Elizabeth Gilbert starts by painting her us her hell – she hit rock bottom. Her career, marriage, and self respect were in shambles and she spends 100 pages navigating us through her self loathing. I’ll admit – I found her tale of despair irritating, 90% of her woes were related to her attitude of the situation - I wanted to punch her for whining about it. Now, I idolize strong willed, outspoken, brazen women. Not whiners. But I kept reading. Not sure why but I did.
She divides the book into three parts from there on. She takes 3 trips over the next year to help patch her self esteem though self discovery, gastronomic escapism, and travel. It didn’t help hush the Maureen Dowd in me, when I found out that in the cesspool of her plight she was getting an advance for a book about her journey. Of course she’s going to find serenity - she’s going to get paid for it. But I found myself still reading the darn thing.
Off she goes to Italy for four months. Now this part I loved. She took one of my dream vacations - learning to study Italian in Rome for 4 months - what’s not to love? As she describes the food, the men, the culture, my guard starts to melt. A part that sticks out was a conversation she had with her delicious Italian tutor. He makes the case that- if you could deduce Rome to one word, it would be Sex, New York: Success. As she scrambles to find her word - I can’t help but try to think of mine Flexible? Family? Mouthy? Brash? I couldn’t find my word. That was 3 months ago. I put the book down and had to focus on other things - work, more work, and coordinating the holidays.
Then while I was packing for our vacation to the Dominican I threw 4 months worth of magazine subscriptions (the news related ones are the only ones I have time to keep current with: Economist, The Week, Atlantic, etc) and in case that wasn’t enough I tossed in Eat Pray Love.

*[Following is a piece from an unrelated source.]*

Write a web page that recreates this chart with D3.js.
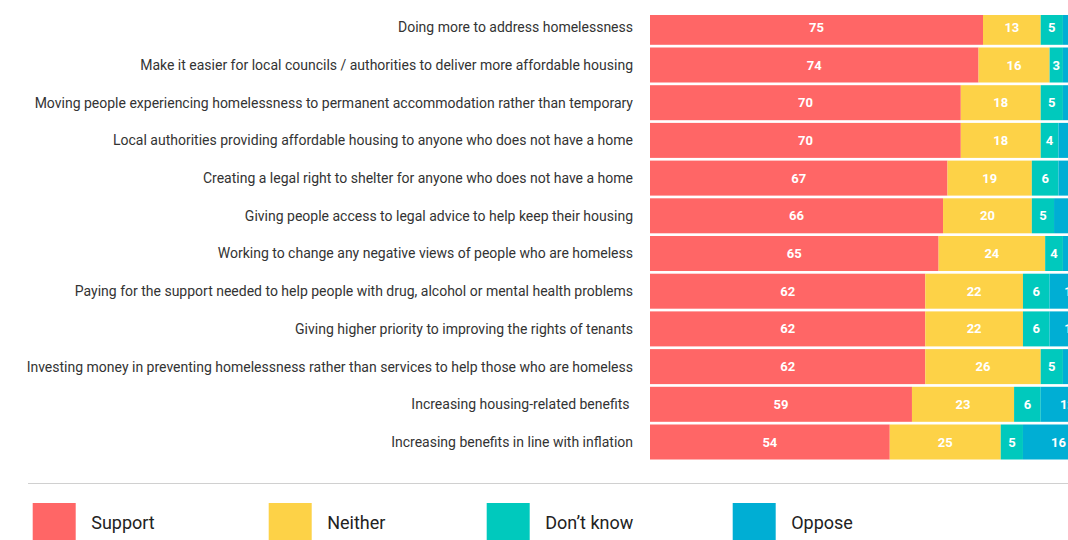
<!DOCTYPE html>
<html><head><meta charset="utf-8">
<script src="https://cdn.jsdelivr.net/npm/d3@7"></script>
<style>html,body{margin:0;padding:0;background:#fff;overflow:hidden}svg{display:block}</style>
</head><body>
<svg id="chart" width="1068" height="540"></svg>
<script>
const categories = [
  "Doing more to address homelessness",
  "Make it easier for local councils / authorities to deliver more affordable housing",
  "Moving people experiencing homelessness to permanent accommodation rather than temporary",
  "Local authorities providing affordable housing to anyone who does not have a home",
  "Creating a legal right to shelter for anyone who does not have a home",
  "Giving people access to legal advice to help keep their housing",
  "Working to change any negative views of people who are homeless",
  "Paying for the support needed to help people with drug, alcohol or mental health problems",
  "Giving higher priority to improving the rights of tenants",
  "Investing money in preventing homelessness rather than services to help those who are homeless",
  "Increasing housing-related benefits ",
  "Increasing benefits in line with inflation"
];
const seriesNames = ["Support", "Neither", "Don\u2019t know", "Oppose"];
const support  = [75, 74, 70, 70, 67, 66, 65, 62, 62, 62, 59, 54];
const neither  = [13, 16, 18, 18, 19, 20, 24, 22, 22, 26, 23, 25];
const dontKnow = [5, 3, 5, 4, 6, 5, 4, 6, 6, 5, 6, 5];
const oppose   = [7, 7, 7, 8, 8, 9, 7, 10, 10, 7, 12, 16];
const colors = ["#ff6666", "#fdd247", "#00c9bd", "#00aed4"];

const rows = categories.map((c, i) => ({
  cat: c, "Support": support[i], "Neither": neither[i], "Don\u2019t know": dontKnow[i], "Oppose": oppose[i]
}));
const stack = d3.stack().keys(seriesNames)(rows);

const svg = d3.select("#chart");
const W = 1068, H = 540;
const x0 = 650;
const x = d3.scaleLinear().domain([0, 100]).range([x0, x0 + 444]);
const step = 37.7, gap = 2.7, top0 = 9.8;
const y = d3.scaleBand().domain(categories)
  .range([top0, top0 + step * categories.length - gap])
  .paddingInner(gap / step).paddingOuter(0);

svg.append("defs").append("clipPath").attr("id", "clip")
  .append("rect").attr("x", 0).attr("y", 15).attr("width", W).attr("height", H - 15);

const g = svg.append("g").attr("clip-path", "url(#clip)");
const font = "Roboto, 'Noto Sans', sans-serif";

stack.forEach((layer, k) => {
  const lg = g.append("g");
  lg.selectAll("rect").data(layer).join("rect")
    .attr("x", d => x(d[0]))
    .attr("y", d => y(d.data.cat))
    .attr("width", d => x(d[1]) - x(d[0]))
    .attr("height", y.bandwidth())
    .attr("fill", colors[k]);
  lg.selectAll("text").data(layer).join("text")
    .attr("x", d => (x(d[0]) + x(d[1])) / 2)
    .attr("y", d => y(d.data.cat) + y.bandwidth() / 2)
    .attr("dy", "0.35em")
    .attr("text-anchor", "middle")
    .attr("fill", "#fff")
    .attr("font-family", font)
    .attr("font-weight", "bold")
    .attr("font-size", 13)
    .text(d => d[1] - d[0]);
});

svg.append("g").selectAll("text").data(categories).join("text")
  .attr("x", 633)
  .attr("y", d => y(d) + y.bandwidth() / 2)
  .attr("dy", "0.35em")
  .attr("text-anchor", "end")
  .attr("fill", "#333")
  .attr("font-family", font)
  .attr("font-size", 14)
  .style("white-space", "pre")
  .text(d => d);

// separator
svg.append("line").attr("x1", 28).attr("x2", W).attr("y1", 483.5).attr("y2", 483.5)
  .attr("stroke", "#d0d0d0").attr("stroke-width", 1);

// legend
const legendX = [32.7, 268.7, 486.7, 732.7];
const leg = svg.append("g").selectAll("g").data(seriesNames).join("g")
  .attr("transform", (d, i) => `translate(${legendX[i]},503)`);
leg.append("rect").attr("width", 43).attr("height", 43).attr("fill", (d, i) => colors[i]);
leg.append("text").attr("x", 58.5).attr("y", 20).attr("dy", "0.35em")
  .attr("fill", "#222").attr("font-family", font).attr("font-size", 18)
  .text(d => d);
</script>
</body></html>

Literally walking off the plane from a week whirlwind in San Diego for the holidays, changing suitcases after work, and walking back onto the plane I realized the last time I had some quality alone - hands free time was on our cruise. That was in August. While sitting on the planes I’ve been working out my 2010 strategy (I don’t do resolutions - I strategize,) I realized I have put a lot of things on hold - my grad school application, my fitness program , my blog, - hell just cooking has been shelved and my waistline serves as a reminder. Maybe that’s why I picked EPL back up.
I left the magazines in my carry on and I rejoined Lizzy’s journey. I was still a little bitter about her weaknesses compassion is a strong suite for me -- sympathy is not. That is to say - I feel your pain - I can see your point, but I don’t feel bad for you. But I kept reading.
I rejoined her, I on a soft canvas pillow on a beach lounger in the Dominican Republic - she on a dusty mat in an Indian Ashram. I hate the touchy feely spiritual pursuit. I’m catholic - not of the book totin’ persuasion - but a relatively good one. And like Lizzy, I do yoga too- but the second we move out of the Hatha Yoga instructions and into the “unite your body and spirit” talk - I’m gone. Checked out - doing my grocery list in my head and racking my brain to confirm I Tivo-ed 60 minutes. When we’re “meditating,” I’m taking a cat nap - gotta get those in when you can - so this next chapter was really hard for me. But I kept reading.
She introduces a friend she makes - a Texas man who has the bluntness of Helen Thomas and the charm of Clint Eastwood. I like him. Lizzy wails over losing her soul mate and he calls her out on it – one point for Texas. But in holding up mirror to her face, metaphorically speaking, he makes a really write-that-down point: he says very few people meet their soul mate - and even fewer stay with them. Their purpose is not to complete you - but to open your soul to the ability to love deeply. If that’s the case - time to change the e-harmony profile. I’m only half kidding.
Then we hit Bali - here she is reuniting with the muse that sent her on this journey - an old medicine man who predicated from her palm - she would be back in two years to live with him. Instead she meets her love. Game, Set, Match. And from the way she describes him - I would fall in love with this guy too. He’s a Brazilian expat living in Bali and his kids are in Australia. He’s adventurous, international, blunt, focused, and cultured, and if he’s anything like the Brazilians I know - he’s beautiful. Time to start shopping in Bali.
I’m glad I kept reading and I have to be honest - I say this begrudgingly - I liked the book. I love her writing style - writing as if we’re girlfriends. Heck I called her Lizzy all through this post. Maybe it’s her writing, maybe, and I hated to admit it, I identified with her. But more importantly I was moved by the journey.